● **Problem details**: Leave out the pictures and print only the lines from the one with "Give me the" through the one with "2.895, 3.016, 3.156];", exactly as they are.

------------------------------

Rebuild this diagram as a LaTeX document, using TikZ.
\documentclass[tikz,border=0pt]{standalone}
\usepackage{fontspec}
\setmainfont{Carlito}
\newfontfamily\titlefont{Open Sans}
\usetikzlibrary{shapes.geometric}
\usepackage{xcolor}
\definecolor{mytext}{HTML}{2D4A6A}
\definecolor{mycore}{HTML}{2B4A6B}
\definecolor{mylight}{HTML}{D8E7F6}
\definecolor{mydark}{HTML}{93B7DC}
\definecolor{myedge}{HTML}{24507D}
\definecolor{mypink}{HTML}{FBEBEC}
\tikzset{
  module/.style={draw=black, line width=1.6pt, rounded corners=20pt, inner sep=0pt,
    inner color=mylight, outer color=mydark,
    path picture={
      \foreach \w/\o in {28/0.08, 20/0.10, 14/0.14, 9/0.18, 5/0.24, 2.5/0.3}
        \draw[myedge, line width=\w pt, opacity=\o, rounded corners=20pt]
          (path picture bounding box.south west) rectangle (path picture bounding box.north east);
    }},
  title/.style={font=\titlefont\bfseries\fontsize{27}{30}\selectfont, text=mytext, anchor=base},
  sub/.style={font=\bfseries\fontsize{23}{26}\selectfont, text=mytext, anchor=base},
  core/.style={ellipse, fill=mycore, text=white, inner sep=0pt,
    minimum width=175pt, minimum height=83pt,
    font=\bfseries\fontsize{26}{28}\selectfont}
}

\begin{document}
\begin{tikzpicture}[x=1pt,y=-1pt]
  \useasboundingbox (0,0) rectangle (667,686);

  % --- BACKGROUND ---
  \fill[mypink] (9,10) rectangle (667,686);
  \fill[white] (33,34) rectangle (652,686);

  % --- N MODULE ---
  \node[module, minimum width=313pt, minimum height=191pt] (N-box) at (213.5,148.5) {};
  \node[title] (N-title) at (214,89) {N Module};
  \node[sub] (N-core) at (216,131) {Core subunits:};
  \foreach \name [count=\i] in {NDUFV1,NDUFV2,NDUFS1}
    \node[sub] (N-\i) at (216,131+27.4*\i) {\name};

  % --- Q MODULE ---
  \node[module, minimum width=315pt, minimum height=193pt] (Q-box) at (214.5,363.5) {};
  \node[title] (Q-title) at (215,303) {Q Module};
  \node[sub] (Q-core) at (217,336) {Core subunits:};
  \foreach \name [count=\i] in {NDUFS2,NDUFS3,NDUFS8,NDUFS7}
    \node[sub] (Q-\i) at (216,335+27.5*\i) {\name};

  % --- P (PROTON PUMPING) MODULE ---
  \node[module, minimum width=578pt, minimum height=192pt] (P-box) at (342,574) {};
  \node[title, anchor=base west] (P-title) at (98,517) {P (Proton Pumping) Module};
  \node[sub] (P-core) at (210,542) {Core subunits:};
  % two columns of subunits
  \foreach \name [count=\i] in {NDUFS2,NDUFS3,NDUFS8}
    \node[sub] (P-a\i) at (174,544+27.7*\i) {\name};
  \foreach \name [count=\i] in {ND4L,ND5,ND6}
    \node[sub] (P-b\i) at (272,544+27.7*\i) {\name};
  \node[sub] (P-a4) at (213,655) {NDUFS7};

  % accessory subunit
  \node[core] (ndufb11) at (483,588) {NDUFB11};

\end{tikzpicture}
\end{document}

------------------------------

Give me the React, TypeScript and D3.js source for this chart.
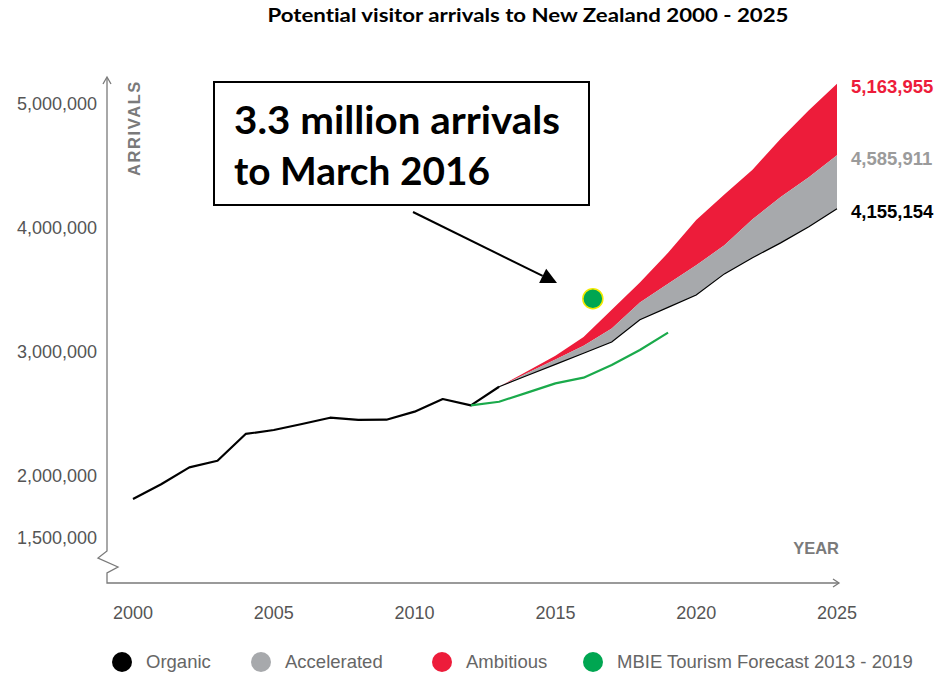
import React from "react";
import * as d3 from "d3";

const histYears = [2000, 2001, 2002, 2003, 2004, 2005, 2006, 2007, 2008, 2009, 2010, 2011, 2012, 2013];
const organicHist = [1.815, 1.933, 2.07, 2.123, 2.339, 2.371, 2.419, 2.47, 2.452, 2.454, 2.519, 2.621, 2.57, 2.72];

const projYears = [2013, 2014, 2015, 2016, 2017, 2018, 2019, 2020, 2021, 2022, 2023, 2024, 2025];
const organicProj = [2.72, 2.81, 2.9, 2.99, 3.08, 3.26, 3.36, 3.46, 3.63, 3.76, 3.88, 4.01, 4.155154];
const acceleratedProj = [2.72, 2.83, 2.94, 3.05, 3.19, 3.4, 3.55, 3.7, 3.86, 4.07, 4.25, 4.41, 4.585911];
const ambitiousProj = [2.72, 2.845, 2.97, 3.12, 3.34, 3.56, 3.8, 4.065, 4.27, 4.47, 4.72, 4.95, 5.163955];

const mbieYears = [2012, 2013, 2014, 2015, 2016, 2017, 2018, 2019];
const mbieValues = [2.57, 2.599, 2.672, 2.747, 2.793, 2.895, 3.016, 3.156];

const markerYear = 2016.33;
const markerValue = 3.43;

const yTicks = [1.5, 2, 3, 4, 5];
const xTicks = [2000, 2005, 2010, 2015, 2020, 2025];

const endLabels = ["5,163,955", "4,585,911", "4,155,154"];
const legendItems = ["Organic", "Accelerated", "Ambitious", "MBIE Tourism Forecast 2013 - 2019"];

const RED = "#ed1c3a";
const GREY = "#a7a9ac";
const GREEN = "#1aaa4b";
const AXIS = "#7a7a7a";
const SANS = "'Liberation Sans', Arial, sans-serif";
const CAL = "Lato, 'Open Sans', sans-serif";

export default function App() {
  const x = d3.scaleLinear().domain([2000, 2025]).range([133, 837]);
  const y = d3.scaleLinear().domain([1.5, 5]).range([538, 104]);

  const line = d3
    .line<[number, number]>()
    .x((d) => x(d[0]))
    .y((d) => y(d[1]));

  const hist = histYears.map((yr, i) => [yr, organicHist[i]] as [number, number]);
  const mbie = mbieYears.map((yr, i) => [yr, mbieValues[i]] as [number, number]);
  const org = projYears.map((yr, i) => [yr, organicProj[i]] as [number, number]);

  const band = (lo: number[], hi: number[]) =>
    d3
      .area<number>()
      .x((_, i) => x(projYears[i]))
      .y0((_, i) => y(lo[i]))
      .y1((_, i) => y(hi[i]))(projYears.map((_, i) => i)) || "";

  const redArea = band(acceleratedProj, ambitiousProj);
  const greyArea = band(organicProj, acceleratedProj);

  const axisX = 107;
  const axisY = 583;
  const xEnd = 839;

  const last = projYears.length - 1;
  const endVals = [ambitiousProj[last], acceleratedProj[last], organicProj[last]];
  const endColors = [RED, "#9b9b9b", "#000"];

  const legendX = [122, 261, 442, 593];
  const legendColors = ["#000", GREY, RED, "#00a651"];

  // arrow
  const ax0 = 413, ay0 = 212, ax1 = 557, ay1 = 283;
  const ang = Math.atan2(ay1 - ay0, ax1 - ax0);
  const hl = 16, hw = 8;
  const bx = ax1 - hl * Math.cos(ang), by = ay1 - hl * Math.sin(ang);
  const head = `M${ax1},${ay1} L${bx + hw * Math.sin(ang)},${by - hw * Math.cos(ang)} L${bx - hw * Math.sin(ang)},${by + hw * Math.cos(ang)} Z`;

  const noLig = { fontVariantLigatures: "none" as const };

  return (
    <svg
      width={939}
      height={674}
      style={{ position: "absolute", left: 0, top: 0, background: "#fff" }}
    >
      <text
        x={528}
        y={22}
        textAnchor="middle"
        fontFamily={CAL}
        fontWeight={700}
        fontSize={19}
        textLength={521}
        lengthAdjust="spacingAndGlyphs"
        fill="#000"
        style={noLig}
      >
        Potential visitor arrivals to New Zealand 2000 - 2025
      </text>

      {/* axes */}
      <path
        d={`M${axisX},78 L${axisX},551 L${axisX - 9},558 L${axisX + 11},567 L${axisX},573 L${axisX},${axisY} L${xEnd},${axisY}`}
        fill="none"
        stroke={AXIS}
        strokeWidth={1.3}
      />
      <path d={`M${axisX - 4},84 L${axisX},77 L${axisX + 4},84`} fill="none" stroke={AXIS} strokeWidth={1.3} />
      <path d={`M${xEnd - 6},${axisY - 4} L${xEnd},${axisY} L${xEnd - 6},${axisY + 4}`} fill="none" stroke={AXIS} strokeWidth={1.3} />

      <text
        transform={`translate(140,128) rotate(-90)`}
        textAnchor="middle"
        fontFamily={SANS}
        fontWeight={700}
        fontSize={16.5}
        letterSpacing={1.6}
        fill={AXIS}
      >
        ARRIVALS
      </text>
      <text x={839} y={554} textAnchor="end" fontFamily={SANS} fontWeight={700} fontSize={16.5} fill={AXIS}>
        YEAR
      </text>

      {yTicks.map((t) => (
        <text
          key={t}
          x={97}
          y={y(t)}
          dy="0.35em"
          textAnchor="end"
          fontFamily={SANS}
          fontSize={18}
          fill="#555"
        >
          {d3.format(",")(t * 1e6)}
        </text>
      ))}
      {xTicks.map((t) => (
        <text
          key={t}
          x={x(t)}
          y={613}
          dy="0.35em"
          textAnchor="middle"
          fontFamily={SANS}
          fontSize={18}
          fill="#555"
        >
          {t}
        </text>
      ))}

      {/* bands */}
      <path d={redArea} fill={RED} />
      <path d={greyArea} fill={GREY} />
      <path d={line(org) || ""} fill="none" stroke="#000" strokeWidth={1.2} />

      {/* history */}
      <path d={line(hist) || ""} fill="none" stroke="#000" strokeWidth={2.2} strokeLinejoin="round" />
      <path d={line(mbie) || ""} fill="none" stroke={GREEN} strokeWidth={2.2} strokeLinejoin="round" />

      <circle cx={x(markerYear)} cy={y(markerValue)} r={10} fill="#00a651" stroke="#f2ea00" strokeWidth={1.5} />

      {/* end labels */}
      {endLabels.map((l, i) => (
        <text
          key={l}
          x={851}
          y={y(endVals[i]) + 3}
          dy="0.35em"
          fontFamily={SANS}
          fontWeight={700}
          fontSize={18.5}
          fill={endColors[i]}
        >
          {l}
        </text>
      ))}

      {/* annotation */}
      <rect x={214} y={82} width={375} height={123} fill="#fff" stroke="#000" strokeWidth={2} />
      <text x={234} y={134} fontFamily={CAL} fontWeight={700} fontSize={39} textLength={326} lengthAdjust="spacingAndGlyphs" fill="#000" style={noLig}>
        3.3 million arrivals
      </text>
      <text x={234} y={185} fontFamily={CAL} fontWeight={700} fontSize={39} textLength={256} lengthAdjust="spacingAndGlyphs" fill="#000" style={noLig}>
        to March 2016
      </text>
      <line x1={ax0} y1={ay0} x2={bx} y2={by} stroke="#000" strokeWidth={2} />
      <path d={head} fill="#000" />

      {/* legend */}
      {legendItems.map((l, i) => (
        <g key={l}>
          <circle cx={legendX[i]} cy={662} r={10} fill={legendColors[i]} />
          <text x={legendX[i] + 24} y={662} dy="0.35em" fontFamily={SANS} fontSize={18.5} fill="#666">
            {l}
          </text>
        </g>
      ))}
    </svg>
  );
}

------------------------------

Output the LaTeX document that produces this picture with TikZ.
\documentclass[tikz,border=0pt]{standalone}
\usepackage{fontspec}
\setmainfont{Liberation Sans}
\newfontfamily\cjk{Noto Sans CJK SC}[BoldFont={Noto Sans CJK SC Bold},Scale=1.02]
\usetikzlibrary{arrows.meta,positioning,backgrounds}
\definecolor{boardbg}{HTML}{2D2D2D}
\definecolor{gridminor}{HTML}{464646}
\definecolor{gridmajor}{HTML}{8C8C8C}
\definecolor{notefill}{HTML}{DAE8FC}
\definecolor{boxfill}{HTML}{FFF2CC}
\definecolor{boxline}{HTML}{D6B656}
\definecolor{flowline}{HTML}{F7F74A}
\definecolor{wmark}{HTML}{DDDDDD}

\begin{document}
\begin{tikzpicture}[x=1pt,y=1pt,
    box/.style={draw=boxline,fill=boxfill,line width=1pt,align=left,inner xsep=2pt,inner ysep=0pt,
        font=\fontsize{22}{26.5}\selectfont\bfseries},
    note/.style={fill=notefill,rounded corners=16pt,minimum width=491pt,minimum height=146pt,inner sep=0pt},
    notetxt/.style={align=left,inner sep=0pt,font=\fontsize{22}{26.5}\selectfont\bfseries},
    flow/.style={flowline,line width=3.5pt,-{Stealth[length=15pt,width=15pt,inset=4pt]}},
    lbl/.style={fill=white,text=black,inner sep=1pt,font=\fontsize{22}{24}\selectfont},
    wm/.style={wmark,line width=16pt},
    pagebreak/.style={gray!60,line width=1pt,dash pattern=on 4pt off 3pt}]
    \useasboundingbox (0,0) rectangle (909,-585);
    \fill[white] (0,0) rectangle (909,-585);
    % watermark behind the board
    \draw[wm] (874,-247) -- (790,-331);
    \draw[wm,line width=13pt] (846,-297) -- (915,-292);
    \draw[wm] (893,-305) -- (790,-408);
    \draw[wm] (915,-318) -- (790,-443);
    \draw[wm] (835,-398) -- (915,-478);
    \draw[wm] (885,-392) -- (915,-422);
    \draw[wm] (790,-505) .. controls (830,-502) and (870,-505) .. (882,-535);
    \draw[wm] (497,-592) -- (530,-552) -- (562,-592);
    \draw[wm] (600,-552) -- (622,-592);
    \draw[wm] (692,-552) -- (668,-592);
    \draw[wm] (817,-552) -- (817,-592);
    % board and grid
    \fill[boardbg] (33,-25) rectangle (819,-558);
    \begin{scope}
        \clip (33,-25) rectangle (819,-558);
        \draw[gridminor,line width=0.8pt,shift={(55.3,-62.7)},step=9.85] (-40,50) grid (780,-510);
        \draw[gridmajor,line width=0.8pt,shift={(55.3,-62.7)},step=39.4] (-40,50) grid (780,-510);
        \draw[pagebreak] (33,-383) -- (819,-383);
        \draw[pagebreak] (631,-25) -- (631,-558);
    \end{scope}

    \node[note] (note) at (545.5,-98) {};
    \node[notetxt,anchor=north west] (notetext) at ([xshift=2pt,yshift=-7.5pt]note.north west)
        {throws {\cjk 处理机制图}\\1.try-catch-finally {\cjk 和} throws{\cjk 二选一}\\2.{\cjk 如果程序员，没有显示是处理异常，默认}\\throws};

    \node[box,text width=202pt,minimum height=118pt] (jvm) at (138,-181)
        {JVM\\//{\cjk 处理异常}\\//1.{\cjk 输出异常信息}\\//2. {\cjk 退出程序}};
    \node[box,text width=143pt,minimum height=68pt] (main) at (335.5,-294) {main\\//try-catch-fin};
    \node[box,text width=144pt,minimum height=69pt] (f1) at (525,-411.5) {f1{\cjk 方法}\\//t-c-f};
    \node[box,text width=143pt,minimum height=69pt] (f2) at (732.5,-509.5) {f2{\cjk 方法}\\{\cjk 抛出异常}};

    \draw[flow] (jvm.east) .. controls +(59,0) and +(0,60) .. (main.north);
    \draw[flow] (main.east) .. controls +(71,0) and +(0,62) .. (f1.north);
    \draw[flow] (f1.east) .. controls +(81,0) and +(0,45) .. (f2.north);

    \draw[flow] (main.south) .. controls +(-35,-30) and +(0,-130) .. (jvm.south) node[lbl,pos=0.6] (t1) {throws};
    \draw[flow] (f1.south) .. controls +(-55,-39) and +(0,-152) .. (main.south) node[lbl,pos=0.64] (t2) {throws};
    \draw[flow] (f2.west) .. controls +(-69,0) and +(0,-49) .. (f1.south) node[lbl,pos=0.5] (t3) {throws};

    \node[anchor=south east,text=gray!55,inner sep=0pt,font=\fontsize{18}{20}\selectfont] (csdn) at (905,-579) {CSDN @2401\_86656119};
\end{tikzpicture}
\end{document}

------------------------------

● **The reply**:
Give me the React, TypeScript and D3.js source for this chart.
import React from "react";
import * as d3 from "d3";

const histYears = [2000, 2001, 2002, 2003, 2004, 2005, 2006, 2007, 2008, 2009, 2010, 2011, 2012, 2013];
const organicHist = [1.815, 1.933, 2.07, 2.123, 2.339, 2.371, 2.419, 2.47, 2.452, 2.454, 2.519, 2.621, 2.57, 2.72];

const projYears = [2013, 2014, 2015, 2016, 2017, 2018, 2019, 2020, 2021, 2022, 2023, 2024, 2025];
const organicProj = [2.72, 2.81, 2.9, 2.99, 3.08, 3.26, 3.36, 3.46, 3.63, 3.76, 3.88, 4.01, 4.155154];
const acceleratedProj = [2.72, 2.83, 2.94, 3.05, 3.19, 3.4, 3.55, 3.7, 3.86, 4.07, 4.25, 4.41, 4.585911];
const ambitiousProj = [2.72, 2.845, 2.97, 3.12, 3.34, 3.56, 3.8, 4.065, 4.27, 4.47, 4.72, 4.95, 5.163955];

const mbieYears = [2012, 2013, 2014, 2015, 2016, 2017, 2018, 2019];
const mbieValues = [2.57, 2.599, 2.672, 2.747, 2.793, 2.895, 3.016, 3.156];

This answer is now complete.